In small businesses, it can be hard to assess when and how to expand. Basically, it boils down to measuring the opportunity versus the risk. Often what happens is that the business grows, and you arrive at juncture where you have to decide, “Do I employ another staff member? Do I expand my locations? How do I diversify my product range?”.
We’ve put together some helpful tips below to help you assess the opportunity vs the risk and how to avoid overexpansion.
Stare RISK in the face. First of all, we’ve never come across a great business opportunity that doesn’t carry risk. Your job as an entrepreneur isn’t to be the world’s best risk taker. Your job is to be the world’s best risk manager. Great entrepreneurs know how to manage their risk. They see both sides of the coin and can realistically assess the potential risk vs the potential upside.

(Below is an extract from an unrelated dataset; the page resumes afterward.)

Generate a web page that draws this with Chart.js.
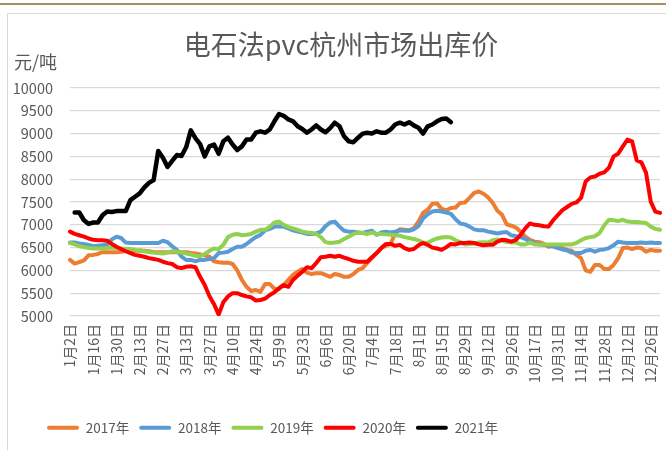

Assess the upside. Ask yourself, “What am I gaining from this opportunity?” and, “Can we make this business growth profitable over x period?”. Simply put, having more locations, more products or employing more staff doesn’t fundamentally mean a successful business. Are you simply going to work harder, with a limited opportunity for potentially less upside? Or is it a true strategic business opportunity that will add growth and value overtime? As entrepreneurs, we’re carefully avoiding the former, all the while seeking the latter.
SCALE and FAIL. If you grow too fast without appropriate structure to enable your business to flex, you’re risking failure. While organic growth can stretch out capital requirements, it might come at the sacrifice of speed and potential competitive pressure. However, growing too fast and not meeting customer demand can be detrimental for your product and reputation. Understand the impacts associated with your choice and make your decision with eyes wide open.
In our first business, Au Pair Link, we grew to 50 staff and 1000 Au Pairs over the course of 7 years, making us one of the largest Au Pair companies in the world. While this type of growth (when managed well) inevitably comes with some additional profit; in our case, we simply kept investing in growth. In hindsight, we were probably never fully capitalising off making a truly profitable business.
The second time around, with My Food Bag, we experienced exponential growth which enabled us to scale the business as we went, often launching products that were 98% complete with a “fail fast, learn fast, fix fast” approach. And while scaling a business from $0 – $100M in <3 years might sound close to impossible, we did this while remaining profitable and leveraging smart initiatives to enable us to grow sustainabily.